[Begin Supplied material]

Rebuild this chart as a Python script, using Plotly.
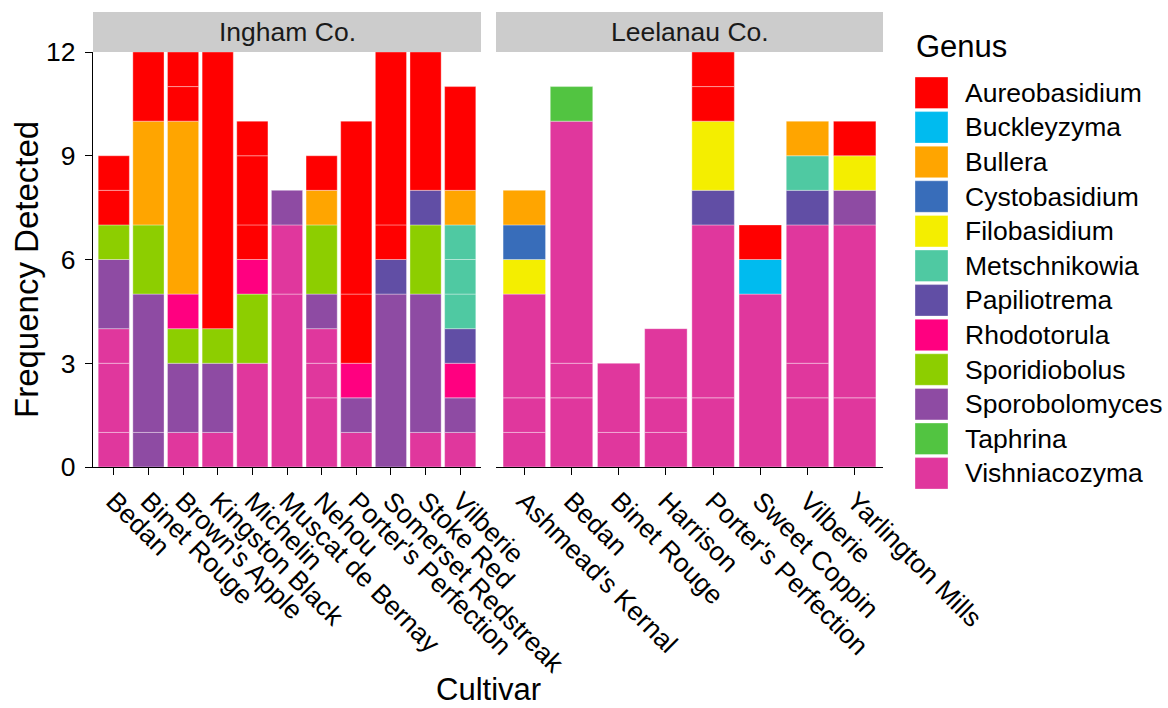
import plotly.graph_objects as go

W, H = 1168, 708

genus_order = ["Aureobasidium", "Buckleyzyma", "Bullera", "Cystobasidium", "Filobasidium",
               "Metschnikowia", "Papiliotrema", "Rhodotorula", "Sporidiobolus",
               "Sporobolomyces", "Taphrina", "Vishniacozyma"]
genus_colors = ["#FF0000", "#00BBEF", "#FFA500", "#386DBA", "#F4EE00", "#4FC9A2",
                "#614EA5", "#FF0080", "#8DCE00", "#8E4BA3", "#52C441", "#E0379D"]

facet_titles = ["Ingham Co.", "Leelanau Co."]

ingham_cultivars = ["Bedan", "Binet Rouge", "Brown's Apple", "Kingston Black", "Michelin",
                    "Muscat de Bernay", "Nehou", "Porter's Perfection", "Somerset Redstreak",
                    "Stoke Red", "Vilberie"]
# sample counts per genus, one list of detection records per cultivar
ingham_segments = {
    "Vishniacozyma":  [[1, 2, 1], [], [1], [1], [3], [5, 2], [2, 1, 1], [1], [], [1], [1]],
    "Sporobolomyces": [[2], [1, 4], [2], [2], [], [1], [1], [1], [5], [4], [1]],
    "Sporidiobolus":  [[1], [2], [1], [1], [2], [], [2], [], [], [2], []],
    "Rhodotorula":    [[], [], [1], [], [1], [], [], [1], [], [], [1]],
    "Papiliotrema":   [[], [], [], [], [], [], [], [], [1], [1], [1]],
    "Metschnikowia":  [[], [], [], [], [], [], [], [], [], [], [1, 1, 1]],
    "Bullera":        [[], [3], [5], [], [], [], [1], [], [], [], [1]],
    "Aureobasidium":  [[1, 1], [2], [1, 1], [8], [1, 2, 1], [], [1], [2, 5], [1, 5], [4], [3]],
}

leelanau_cultivars = ["Ashmead's Kernal", "Bedan", "Binet Rouge", "Harrison",
                      "Porter's Perfection", "Sweet Coppin", "Vilberie", "Yarlington Mills"]
leelanau_segments = {
    "Vishniacozyma":  [[1, 1, 3], [2, 1, 7], [1, 2], [1, 1, 2], [2, 5], [5], [2, 1, 4], [2, 5]],
    "Taphrina":       [[], [1], [], [], [], [], [], []],
    "Sporobolomyces": [[], [], [], [], [], [], [], [1]],
    "Papiliotrema":   [[], [], [], [], [1], [], [1], []],
    "Metschnikowia":  [[], [], [], [], [], [], [1], []],
    "Filobasidium":   [[1], [], [], [], [2], [], [], [1]],
    "Cystobasidium":  [[1], [], [], [], [], [], [], []],
    "Bullera":        [[1], [], [], [], [], [], [1], []],
    "Buckleyzyma":    [[], [], [], [], [], [1], [], []],
    "Aureobasidium":  [[], [], [], [], [1, 1], [1], [], [1]],
}

y_ticks = [0, 3, 6, 9, 12]

FONT = "Liberation Sans, Arial, Helvetica, sans-serif"
color_of = dict(zip(genus_order, genus_colors))
stack_order = list(reversed(genus_order))  # bottom -> top

fig = go.Figure()

facets = [(ingham_cultivars, ingham_segments, "x", "y"),
          (leelanau_cultivars, leelanau_segments, "x2", "y2")]
for cultivars, segs, xa, ya in facets:
    base_acc = [0] * len(cultivars)
    for g in stack_order:
        if g not in segs:
            continue
        xs, ys, bs = [], [], []
        for i, c in enumerate(cultivars):
            for v in segs[g][i]:
                xs.append(c)
                ys.append(v)
                bs.append(base_acc[i])
                base_acc[i] += v
        if not xs:
            continue
        fig.add_trace(go.Bar(
            x=xs, y=ys, base=bs, name=g, xaxis=xa, yaxis=ya, width=0.9,
            marker=dict(color=color_of[g], line=dict(color="rgba(255,255,255,0.35)", width=1)),
            showlegend=False,
            hovertemplate=g + "<br>%{x}: %{y}<extra></extra>",
        ))

# panel geometry (pixels)
L1, R1, L2, R2 = 93, 481, 496, 883
TOP, BOT = 52, 467
STRIP_TOP = 12

def px(x):
    return x / W

def py(y):
    return 1 - y / H

axis_common = dict(
    type="category", tickangle=45, ticks="outside", ticklen=7, tickwidth=1.2,
    tickcolor="black", showline=True, linecolor="black", linewidth=1.2,
    tickfont=dict(family=FONT, size=26.5, color="black"), showgrid=False, zeroline=False,
    fixedrange=True, automargin=False,
)
fig.update_layout(
    template="none",
    xaxis=dict(axis_common, domain=[px(L1), px(R1)], anchor="y",
               categoryorder="array", categoryarray=ingham_cultivars,
               range=[-0.6, len(ingham_cultivars) - 0.4]),
    xaxis2=dict(axis_common, domain=[px(L2), px(R2)], anchor="y2",
                categoryorder="array", categoryarray=leelanau_cultivars,
                range=[-0.6, len(leelanau_cultivars) - 0.4]),
    yaxis=dict(domain=[py(BOT), py(TOP)], range=[0, 12], tickvals=y_ticks,
               ticks="outside", ticklen=7, tickwidth=1.2, tickcolor="black",
               showline=True, linecolor="black", linewidth=1.2, showgrid=False,
               zeroline=False, ticklabelstandoff=4, automargin=False, fixedrange=True,
               tickfont=dict(family=FONT, size=26.5, color="black"), anchor="x"),
    yaxis2=dict(domain=[py(BOT), py(TOP)], range=[0, 12], matches="y",
                showticklabels=False, showline=False, ticks="", showgrid=False,
                zeroline=False, anchor="x2", automargin=False, fixedrange=True),
    barmode="overlay",
    width=W, height=H,
    margin=dict(l=0, r=0, t=0, b=0, pad=0),
    paper_bgcolor="white", plot_bgcolor="white",
    font=dict(family=FONT, color="black"),
    showlegend=False,
)

shapes = []
annotations = []
# facet strips
for (l, r), title in zip([(L1, R1), (L2, R2)], facet_titles):
    shapes.append(dict(type="rect", xref="paper", yref="paper", x0=px(l), x1=px(r),
                       y0=py(TOP), y1=py(STRIP_TOP), fillcolor="#CCCCCC", line=dict(width=0),
                       layer="below"))
    annotations.append(dict(text=title, xref="paper", yref="paper", x=px((l + r) / 2),
                            y=py((TOP + STRIP_TOP) / 2), showarrow=False, xanchor="center",
                            yanchor="middle", font=dict(family=FONT, size=26.5, color="#1A1A1A")))

# axis titles
annotations.append(dict(text="Cultivar", xref="paper", yref="paper", x=px((L1 + R2) / 2),
                        y=py(689), showarrow=False, xanchor="center", yanchor="middle",
                        borderpad=0, font=dict(family=FONT, size=31, color="black")))
annotations.append(dict(text="Frequency Detected", xref="paper", yref="paper", x=px(26),
                        y=py(270), showarrow=False, xanchor="center", yanchor="middle",
                        textangle=-90, font=dict(family=FONT, size=33, color="black")))

# legend (Genus)
annotations.append(dict(text="Genus", xref="paper", yref="paper", x=px(914), y=py(47),
                        showarrow=False, xanchor="left", yanchor="middle",
                        font=dict(family=FONT, size=31, color="black")))
key_top0, key_step, key_h = 77, 34.6, 31.5
for k, g in enumerate(genus_order):
    t = key_top0 + k * key_step
    shapes.append(dict(type="rect", xref="paper", yref="paper", x0=px(915), x1=px(948),
                       y0=py(t + key_h), y1=py(t), fillcolor=color_of[g],
                       line=dict(color="rgba(255,255,255,0.35)", width=1)))
    annotations.append(dict(text=g, xref="paper", yref="paper", x=px(963),
                            y=py(t + key_h / 2), showarrow=False, xanchor="left",
                            yanchor="middle", font=dict(family=FONT, size=26.5, color="black")))

fig.update_layout(shapes=shapes, annotations=annotations)

fig.write_html(
    "out.html",
    config={"displayModeBar": False},
    post_script="document.body.style.margin='0';document.body.style.overflow='hidden';"
                "document.documentElement.style.overflow='hidden';",
)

[End Supplied material]

Quote the material word for word, dropping any images it holds.

Rebuild this chart as a Python script, using Plotly.
import plotly.graph_objects as go

W, H = 1168, 708

genus_order = ["Aureobasidium", "Buckleyzyma", "Bullera", "Cystobasidium", "Filobasidium",
               "Metschnikowia", "Papiliotrema", "Rhodotorula", "Sporidiobolus",
               "Sporobolomyces", "Taphrina", "Vishniacozyma"]
genus_colors = ["#FF0000", "#00BBEF", "#FFA500", "#386DBA", "#F4EE00", "#4FC9A2",
                "#614EA5", "#FF0080", "#8DCE00", "#8E4BA3", "#52C441", "#E0379D"]

facet_titles = ["Ingham Co.", "Leelanau Co."]

ingham_cultivars = ["Bedan", "Binet Rouge", "Brown's Apple", "Kingston Black", "Michelin",
                    "Muscat de Bernay", "Nehou", "Porter's Perfection", "Somerset Redstreak",
                    "Stoke Red", "Vilberie"]
# sample counts per genus, one list of detection records per cultivar
ingham_segments = {
    "Vishniacozyma":  [[1, 2, 1], [], [1], [1], [3], [5, 2], [2, 1, 1], [1], [], [1], [1]],
    "Sporobolomyces": [[2], [1, 4], [2], [2], [], [1], [1], [1], [5], [4], [1]],
    "Sporidiobolus":  [[1], [2], [1], [1], [2], [], [2], [], [], [2], []],
    "Rhodotorula":    [[], [], [1], [], [1], [], [], [1], [], [], [1]],
    "Papiliotrema":   [[], [], [], [], [], [], [], [], [1], [1], [1]],
    "Metschnikowia":  [[], [], [], [], [], [], [], [], [], [], [1, 1, 1]],
    "Bullera":        [[], [3], [5], [], [], [], [1], [], [], [], [1]],
    "Aureobasidium":  [[1, 1], [2], [1, 1], [8], [1, 2, 1], [], [1], [2, 5], [1, 5], [4], [3]],
}

leelanau_cultivars = ["Ashmead's Kernal", "Bedan", "Binet Rouge", "Harrison",
                      "Porter's Perfection", "Sweet Coppin", "Vilberie", "Yarlington Mills"]
leelanau_segments = {
    "Vishniacozyma":  [[1, 1, 3], [2, 1, 7], [1, 2], [1, 1, 2], [2, 5], [5], [2, 1, 4], [2, 5]],
    "Taphrina":       [[], [1], [], [], [], [], [], []],
    "Sporobolomyces": [[], [], [], [], [], [], [], [1]],
    "Papiliotrema":   [[], [], [], [], [1], [], [1], []],
    "Metschnikowia":  [[], [], [], [], [], [], [1], []],
    "Filobasidium":   [[1], [], [], [], [2], [], [], [1]],
    "Cystobasidium":  [[1], [], [], [], [], [], [], []],
    "Bullera":        [[1], [], [], [], [], [], [1], []],
    "Buckleyzyma":    [[], [], [], [], [], [1], [], []],
    "Aureobasidium":  [[], [], [], [], [1, 1], [1], [], [1]],
}

y_ticks = [0, 3, 6, 9, 12]

FONT = "Liberation Sans, Arial, Helvetica, sans-serif"
color_of = dict(zip(genus_order, genus_colors))
stack_order = list(reversed(genus_order))  # bottom -> top

fig = go.Figure()

facets = [(ingham_cultivars, ingham_segments, "x", "y"),
          (leelanau_cultivars, leelanau_segments, "x2", "y2")]
for cultivars, segs, xa, ya in facets:
    base_acc = [0] * len(cultivars)
    for g in stack_order:
        if g not in segs:
            continue
        xs, ys, bs = [], [], []
        for i, c in enumerate(cultivars):
            for v in segs[g][i]:
                xs.append(c)
                ys.append(v)
                bs.append(base_acc[i])
                base_acc[i] += v
        if not xs:
            continue
        fig.add_trace(go.Bar(
            x=xs, y=ys, base=bs, name=g, xaxis=xa, yaxis=ya, width=0.9,
            marker=dict(color=color_of[g], line=dict(color="rgba(255,255,255,0.35)", width=1)),
            showlegend=False,
            hovertemplate=g + "<br>%{x}: %{y}<extra></extra>",
        ))

# panel geometry (pixels)
L1, R1, L2, R2 = 93, 481, 496, 883
TOP, BOT = 52, 467
STRIP_TOP = 12

def px(x):
    return x / W

def py(y):
    return 1 - y / H

axis_common = dict(
    type="category", tickangle=45, ticks="outside", ticklen=7, tickwidth=1.2,
    tickcolor="black", showline=True, linecolor="black", linewidth=1.2,
    tickfont=dict(family=FONT, size=26.5, color="black"), showgrid=False, zeroline=False,
    fixedrange=True, automargin=False,
)
fig.update_layout(
    template="none",
    xaxis=dict(axis_common, domain=[px(L1), px(R1)], anchor="y",
               categoryorder="array", categoryarray=ingham_cultivars,
               range=[-0.6, len(ingham_cultivars) - 0.4]),
    xaxis2=dict(axis_common, domain=[px(L2), px(R2)], anchor="y2",
                categoryorder="array", categoryarray=leelanau_cultivars,
                range=[-0.6, len(leelanau_cultivars) - 0.4]),
    yaxis=dict(domain=[py(BOT), py(TOP)], range=[0, 12], tickvals=y_ticks,
               ticks="outside", ticklen=7, tickwidth=1.2, tickcolor="black",
               showline=True, linecolor="black", linewidth=1.2, showgrid=False,
               zeroline=False, ticklabelstandoff=4, automargin=False, fixedrange=True,
               tickfont=dict(family=FONT, size=26.5, color="black"), anchor="x"),
    yaxis2=dict(domain=[py(BOT), py(TOP)], range=[0, 12], matches="y",
                showticklabels=False, showline=False, ticks="", showgrid=False,
                zeroline=False, anchor="x2", automargin=False, fixedrange=True),
    barmode="overlay",
    width=W, height=H,
    margin=dict(l=0, r=0, t=0, b=0, pad=0),
    paper_bgcolor="white", plot_bgcolor="white",
    font=dict(family=FONT, color="black"),
    showlegend=False,
)

shapes = []
annotations = []
# facet strips
for (l, r), title in zip([(L1, R1), (L2, R2)], facet_titles):
    shapes.append(dict(type="rect", xref="paper", yref="paper", x0=px(l), x1=px(r),
                       y0=py(TOP), y1=py(STRIP_TOP), fillcolor="#CCCCCC", line=dict(width=0),
                       layer="below"))
    annotations.append(dict(text=title, xref="paper", yref="paper", x=px((l + r) / 2),
                            y=py((TOP + STRIP_TOP) / 2), showarrow=False, xanchor="center",
                            yanchor="middle", font=dict(family=FONT, size=26.5, color="#1A1A1A")))

# axis titles
annotations.append(dict(text="Cultivar", xref="paper", yref="paper", x=px((L1 + R2) / 2),
                        y=py(689), showarrow=False, xanchor="center", yanchor="middle",
                        borderpad=0, font=dict(family=FONT, size=31, color="black")))
annotations.append(dict(text="Frequency Detected", xref="paper", yref="paper", x=px(26),
                        y=py(270), showarrow=False, xanchor="center", yanchor="middle",
                        textangle=-90, font=dict(family=FONT, size=33, color="black")))

# legend (Genus)
annotations.append(dict(text="Genus", xref="paper", yref="paper", x=px(914), y=py(47),
                        showarrow=False, xanchor="left", yanchor="middle",
                        font=dict(family=FONT, size=31, color="black")))
key_top0, key_step, key_h = 77, 34.6, 31.5
for k, g in enumerate(genus_order):
    t = key_top0 + k * key_step
    shapes.append(dict(type="rect", xref="paper", yref="paper", x0=px(915), x1=px(948),
                       y0=py(t + key_h), y1=py(t), fillcolor=color_of[g],
                       line=dict(color="rgba(255,255,255,0.35)", width=1)))
    annotations.append(dict(text=g, xref="paper", yref="paper", x=px(963),
                            y=py(t + key_h / 2), showarrow=False, xanchor="left",
                            yanchor="middle", font=dict(family=FONT, size=26.5, color="black")))

fig.update_layout(shapes=shapes, annotations=annotations)

fig.write_html(
    "out.html",
    config={"displayModeBar": False},
    post_script="document.body.style.margin='0';document.body.style.overflow='hidden';"
                "document.documentElement.style.overflow='hidden';",
)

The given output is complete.